The Battle Over Jane Austen’s Whiteness

The Daily Beast

It began, as things sometimes do on social media, with an emoji. A pineapple emoji to be exact.

Fans of Sanditon, an eight-part Jane Austen adaptation currently airing on PBS Masterpiece, have been deploying the icon on Twitter as a shorthand for their esteem and support of the show, which padded out the surviving chapters of Austen’s last, unfinished novel and turned them into a full-blown Regency romance. But if the scenes of sex and male nudity were not enough to set off paroxysms of controversy, the emoji certainly did.

“The fans decided it was a cute little thing they could use to promote Sanditon, but I thought it was a bit racist in the context of the show,” said Amanda-Rae Prescott, a Caribbean-American social media manager who lives in New York.

The pineapple appears in the second episode. Lady Denham, the very rich, very acid-tongued dowager of Sanditon House, obtains it from a hothouse to serve as a centerpiece of a luncheon she is throwing in honor of Georgiana Lambe, an even wealthier West Indian heiress who happens to be black. (In her fragment, Austen describes Miss Lambe, her first unambiguously non-white character, as “half mulatto, chilly and tender.”)

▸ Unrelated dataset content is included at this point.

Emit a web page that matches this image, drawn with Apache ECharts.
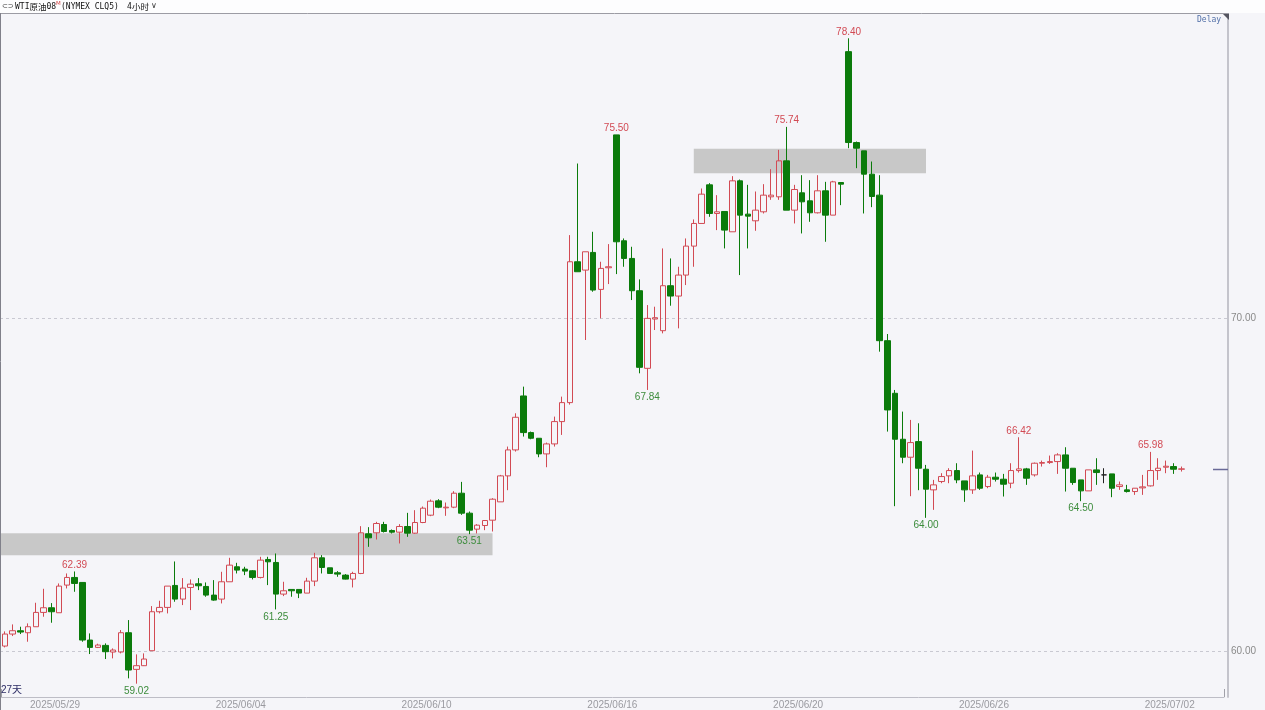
<!DOCTYPE html>
<html><head><meta charset="utf-8">
<script src="https://cdn.jsdelivr.net/npm/echarts@6/dist/echarts.min.js"></script>
<style>html,body{margin:0;padding:0;background:#f5f5f9;}#c{width:1265px;height:710px;}</style>
</head><body><div id="c"></div>
<script>
// ---- data (4-hour bars, WTI CLQ5) ----
const opens = [
60.15,60.51,60.61,60.55,60.73,61.16,61.30,61.15,61.98,62.21,
62.06,60.33,60.11,60.17,59.97,59.97,60.55,59.45,59.56,60.01,
61.18,61.31,61.97,61.56,61.91,62.02,61.94,61.68,61.56,62.08,
62.53,62.46,62.41,62.21,62.75,62.66,61.71,61.85,61.85,61.74,
62.10,62.80,62.50,62.35,62.28,62.16,62.33,63.52,63.55,63.80,
63.62,63.57,63.74,63.54,63.86,64.08,64.51,64.30,64.32,64.74,
64.14,63.66,63.77,63.93,64.48,65.26,66.04,67.66,66.56,66.39,
65.92,66.22,66.89,67.46,71.69,71.44,71.97,70.86,71.51,75.50,
72.32,71.79,70.82,68.49,69.97,69.62,70.97,70.66,71.29,72.16,
72.84,74.00,73.14,73.20,72.59,74.12,73.12,72.92,73.19,73.64,
73.64,74.72,73.24,73.76,73.52,73.16,73.82,73.09,74.07,78.00,
75.27,75.02,74.32,73.69,69.32,67.74,66.36,65.82,66.29,65.46,
64.84,65.09,65.26,65.42,65.11,64.84,65.29,64.94,65.22,65.16,
65.04,65.42,65.47,65.29,65.64,65.66,65.69,65.89,65.49,65.14,
64.81,65.44,65.29,65.32,64.94,64.84,64.79,64.90,64.96,65.42,
65.52,65.54,65.46];
const closes = [
60.51,60.61,60.57,60.73,61.16,61.30,61.18,61.95,62.21,62.03,
60.33,60.11,60.18,59.98,60.03,60.55,59.43,59.56,59.76,61.18,
61.31,61.95,61.56,61.89,62.01,61.96,61.68,61.53,62.08,62.58,
62.43,62.40,62.21,62.73,62.68,61.71,61.81,61.81,61.74,62.10,
62.80,62.51,62.33,62.31,62.16,62.33,63.55,63.40,63.83,63.59,
63.57,63.74,63.54,63.86,64.29,64.50,64.32,64.32,64.74,64.14,
63.63,63.78,63.92,64.56,65.26,66.04,67.02,66.56,66.39,65.92,
66.22,66.89,67.46,71.69,71.39,71.99,70.84,71.49,71.54,72.29,
71.79,70.82,68.52,69.99,70.01,70.97,70.66,71.29,72.16,72.84,
73.72,73.14,73.19,72.64,74.12,73.09,73.06,73.24,73.69,73.69,
74.72,73.24,73.86,73.49,73.16,73.82,73.09,74.09,74.02,75.27,
75.10,74.32,73.65,69.32,67.24,66.36,65.82,66.26,65.49,64.86,
64.99,65.24,65.42,65.14,64.84,65.26,64.89,65.22,65.16,65.01,
65.42,65.47,65.19,65.64,65.66,65.69,65.89,65.49,65.06,64.81,
65.44,65.36,65.29,64.89,64.99,64.79,64.89,64.93,65.42,65.49,
65.55,65.46,65.47];
const lows = [
60.11,60.45,60.51,60.28,60.73,61.03,60.85,61.15,61.88,61.78,
60.28,59.91,60.09,59.76,59.78,59.93,59.18,59.02,59.55,60.01,
61.13,61.13,61.48,61.38,61.23,61.83,61.63,61.51,61.43,62.08,
62.33,62.28,62.15,62.18,61.98,61.25,61.65,61.63,61.59,61.74,
61.95,62.33,62.33,62.23,62.15,61.91,62.31,63.13,63.35,63.56,
63.53,63.23,63.43,63.52,63.84,64.05,64.29,64.06,64.29,64.09,
63.51,63.53,63.63,63.59,64.48,64.83,65.99,66.44,66.36,65.82,
65.52,66.14,66.49,67.40,71.39,69.34,70.79,69.99,71.02,71.32,
71.54,70.54,68.34,67.84,69.64,69.54,70.37,69.69,70.99,71.54,
72.84,73.04,72.64,72.09,72.59,71.29,72.09,72.62,73.14,73.55,
73.55,73.24,72.84,72.54,72.89,73.14,72.29,73.09,73.39,75.10,
74.50,73.14,73.33,68.99,66.59,64.35,65.64,64.65,64.83,64.00,
64.24,65.04,65.04,65.04,64.48,64.72,64.84,64.89,65.09,64.64,
64.89,65.36,64.99,65.24,65.54,65.62,65.32,64.79,64.99,64.50,
64.81,64.99,65.04,64.62,64.84,64.76,64.69,64.69,64.94,65.14,
65.34,65.32,65.39];
const highs = [
60.59,60.80,60.73,60.83,61.45,61.87,61.44,62.03,62.33,62.39,
62.06,60.53,60.22,60.23,60.08,60.63,60.93,59.90,59.93,61.35,
61.51,61.95,62.69,62.19,62.15,62.19,62.06,62.13,62.38,62.80,
62.65,62.53,62.43,62.83,62.83,62.93,62.08,61.85,61.85,62.20,
62.95,62.88,62.50,62.40,62.31,62.38,63.75,63.72,63.88,63.88,
63.65,63.81,64.15,64.23,64.34,64.55,64.56,64.46,64.80,65.08,
64.19,63.81,63.93,64.59,65.29,66.14,67.14,67.94,66.59,66.39,
66.26,67.04,67.64,72.49,74.64,71.99,72.59,71.69,72.22,75.50,
72.39,72.14,71.16,70.39,70.34,72.09,71.79,71.54,72.39,72.96,
73.89,74.05,73.69,73.20,74.26,74.16,74.00,73.80,74.02,74.47,
75.05,75.74,74.00,74.29,74.14,74.29,74.09,74.12,74.07,78.40,
75.30,75.02,74.70,74.29,69.52,67.84,67.19,66.94,66.84,65.59,
65.14,65.34,65.49,65.64,65.11,66.02,65.36,65.29,65.36,65.32,
65.64,66.42,65.50,65.66,65.72,65.87,65.94,66.12,65.49,65.14,
65.44,65.79,65.49,65.32,65.09,64.99,64.89,65.29,65.98,65.79,
65.72,65.64,65.54];
// date tick labels: bar index where each labelled day begins
const dateTickIdx = [7, 31, 55, 79, 103, 127, 151];
const dateTickText = ['2025/05/29','2025/06/04','2025/06/10','2025/06/16','2025/06/20','2025/06/26','2025/07/02'];
// high / low annotations [barIndex, price]
const markHighs = [[9,62.39],[79,75.50],[101,75.74],[109,78.40],[131,66.42],[148,65.98]];
const markLows = [[17,59.02],[35,61.25],[60,63.51],[83,67.84],[119,64.00],[139,64.50]];
// shaded zones
const zoneFrom = [0, 89];
const zoneTo = [63, 119];
const zoneLow = [62.88, 74.35];
const zoneHigh = [63.54, 75.08];
// y gridlines / labels
const gridValues = [60, 70];
const yMin = 58.62, yMax = 79.16;
const emptySlots = 5;

// ---- build ----
const nBars = opens.length;
const cats = Array.from({length: nBars + emptySlots}, (_, i) => String(i));
const candleData = opens.map((o, i) => [o, closes[i], lows[i], highs[i]]);
const tickMap = {};
dateTickIdx.forEach((d, k) => { tickMap[d] = dateTickText[k]; });

const RED = '#d24a54', GREEN = '#0b7b0b';
const chart = echarts.init(document.getElementById('c'), null, {renderer: 'canvas'});
const option = {
  animation: false,
  backgroundColor: '#f5f5f9',
  grid: {left: 1, right: 41, top: 13, bottom: 13, containLabel: false},
  xAxis: {
    type: 'category', data: cats, boundaryGap: true,
    axisLine: {show: true, lineStyle: {color: '#bdbdc6', width: 1}},
    axisTick: {show: true, inside: true, length: 8, interval: (i) => i === 151, lineStyle: {color: '#a0a0a8'}},
    axisLabel: {
      interval: (i) => tickMap[i] !== undefined, margin: 3,
      formatter: (v, i) => tickMap[i] ? '{a|' + tickMap[i] + '}' : '',
      rich: {a: {padding: [0, 8, 0, 0], color: '#9a9aa0', fontSize: 10, fontFamily: 'Liberation Sans'}}
    },
    splitLine: {show: false}
  },
  yAxis: {
    type: 'value', position: 'right', offset: 4, min: yMin, max: yMax,
    axisLine: {show: true, lineStyle: {color: '#c4c4cc', width: 2}},
    axisTick: {show: false}, splitLine: {show: false},
    axisLabel: {
      color: '#8a8a8a', fontSize: 10, fontFamily: 'Liberation Sans', margin: 3,
      showMinLabel: false, showMaxLabel: false,
      formatter: (v) => gridValues.some(g => Math.abs(g - v) < 1e-6) ? v.toFixed(2) : ''
    }
  },
  series: [
    {
      type: 'custom', z: 0, silent: true, clip: false,
      data: gridValues.map(v => [0, v]),
      renderItem: (params, api) => {
        const y = Math.round(api.coord([0, api.value(1)])[1]) + 0.5;
        const cs = params.coordSys;
        return {type: 'line', shape: {x1: 0, y1: y, x2: cs.x + cs.width + 4, y2: y},
          style: {stroke: '#c9c9d2', lineWidth: 1, lineDash: [3, 3]}};
      }
    },
    {
      type: 'custom', z: 1, silent: true, clip: false,
      data: zoneFrom.map((f, k) => [f, zoneTo[k], zoneLow[k], zoneHigh[k]]),
      encode: {x: [0, 1], y: [2, 3]},
      renderItem: (params, api) => {
        const from = api.value(0), to = api.value(1);
        const pTop = api.coord([to, api.value(3)]);
        const pBot = api.coord([to, api.value(2)]);
        const pFrom = api.coord([from, api.value(3)]);
        const x1 = from === 0 ? 0 : pFrom[0];
        return {type: 'rect', shape: {x: x1, y: pTop[1], width: pTop[0] - x1, height: pBot[1] - pTop[1]},
          style: {fill: '#c8c8c8'}};
      }
    },
    {
      type: 'custom', z: 1, silent: true, clip: false,
      data: [[nBars - 1, closes[nBars - 1]]],
      renderItem: (params, api) => {
        const y = Math.round(api.coord([api.value(0), api.value(1)])[1]) + 0.5;
        const cs = params.coordSys;
        const xr = cs.x + cs.width + 4;
        return {type: 'line', shape: {x1: xr - 15, y1: y, x2: xr, y2: y},
          style: {stroke: '#6a6a98', lineWidth: 1.5}};
      }
    },
    {
      type: 'candlestick', z: 3, barWidth: 6,
      data: candleData,
      itemStyle: {
        color: 'rgba(0,0,0,0)', color0: GREEN,
        borderColor: RED, borderColor0: GREEN, borderColorDoji: '#222', borderWidth: 1
      },
      markPoint: {
        symbol: 'circle', symbolSize: 1, silent: true,
        itemStyle: {color: 'rgba(0,0,0,0)'},
        label: {show: true, fontSize: 10, fontFamily: 'Liberation Sans'},
        data: markHighs.map(([i, v]) => ({coord: [i, v], value: v.toFixed(2),
            label: {position: 'top', distance: 1, color: RED, formatter: v.toFixed(2)}}))
          .concat(markLows.map(([i, v]) => ({coord: [i, v], value: v.toFixed(2),
            label: {position: 'bottom', distance: 2, color: '#3c8c3c', formatter: v.toFixed(2)}})))
      }
    }
  ],
  graphic: [
    {type: 'rect', silent: true, z: 10, shape: {x: 0, y: 0, width: 1265, height: 13}, style: {fill: '#fdfdfe'}},
    {type: 'line', silent: true, z: 10, shape: {x1: 0, y1: 13.5, x2: 1229, y2: 13.5}, style: {stroke: '#9c9ca4', lineWidth: 1}},
    {type: 'line', silent: true, z: 10, shape: {x1: 0.5, y1: 13, x2: 0.5, y2: 710}, style: {stroke: '#80808a', lineWidth: 1}},
    {type: 'polygon', silent: true, z: 10, shape: {points: [[1223, 14], [1229, 14], [1229, 20]]}, style: {fill: '#555560'}},
    {type: 'text', silent: true, z: 10, x: 1197, y: 20, style: {text: 'Delay', fill: '#5270a8', font: '8px "DejaVu Sans Mono"', textVerticalAlign: 'middle'}},
    {type: 'text', silent: true, z: 11, x: 2, y: 6.5, style: {text: '⊂⊃', fill: '#333', font: '7px "DejaVu Sans"', textVerticalAlign: 'middle'}},
    {type: 'text', silent: true, z: 11, x: 15, y: 6.5, style: {text: 'WTI', fill: '#111', font: '8px "DejaVu Sans Mono"', textVerticalAlign: 'middle'}},
    {type: 'text', silent: true, z: 11, x: 29.5, y: 6.5, style: {text: '原油', fill: '#111', font: '8.5px "Noto Sans CJK SC"', textVerticalAlign: 'middle'}},
    {type: 'text', silent: true, z: 11, x: 46.5, y: 6.5, style: {text: '08', fill: '#111', font: '8px "DejaVu Sans Mono"', textVerticalAlign: 'middle'}},
    {type: 'text', silent: true, z: 11, x: 56, y: 4, style: {text: 'M', fill: '#d04040', font: '5.5px "DejaVu Sans"', textVerticalAlign: 'middle'}},
    {type: 'text', silent: true, z: 11, x: 61, y: 6.5, style: {text: '(NYMEX CLQ5)', fill: '#111', font: '8px "DejaVu Sans Mono"', textVerticalAlign: 'middle'}},
    {type: 'text', silent: true, z: 11, x: 127, y: 6.5, style: {text: '4', fill: '#111', font: '8px "DejaVu Sans Mono"', textVerticalAlign: 'middle'}},
    {type: 'text', silent: true, z: 11, x: 132, y: 6.5, style: {text: '小时', fill: '#111', font: '8.5px "Noto Sans CJK SC"', textVerticalAlign: 'middle'}},
    {type: 'text', silent: true, z: 11, x: 151, y: 6, style: {text: '∨', fill: '#333', font: '8px "DejaVu Sans"', textVerticalAlign: 'middle'}},
    {type: 'text', silent: true, z: 11, x: 1, y: 690.5, style: {text: '27天', fill: '#2d2d66', font: '10px "Liberation Sans", "Noto Sans CJK SC"', textVerticalAlign: 'middle'}}
  ]
};
chart.setOption(option);
</script>
</body></html>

Tightly coiled and wary—wouldn’t you be, too?—Georgiana, like the tropical fruit, is out of her milieu in the cold, soggy seaside town of Sanditon. To add insult to injury, she must also weather Lady Denham’s barely-disguised contempt. (“You must be used to being another man’s property” is one particularly choice remark.) Far from honoring Georgiana’s heritage, as Lady Denham had condescended, the pineapple is reframed as an object of derision, a message that is further driven home when another guest lops off the crown with his knife, only to reveal that its insides are crawling with maggots.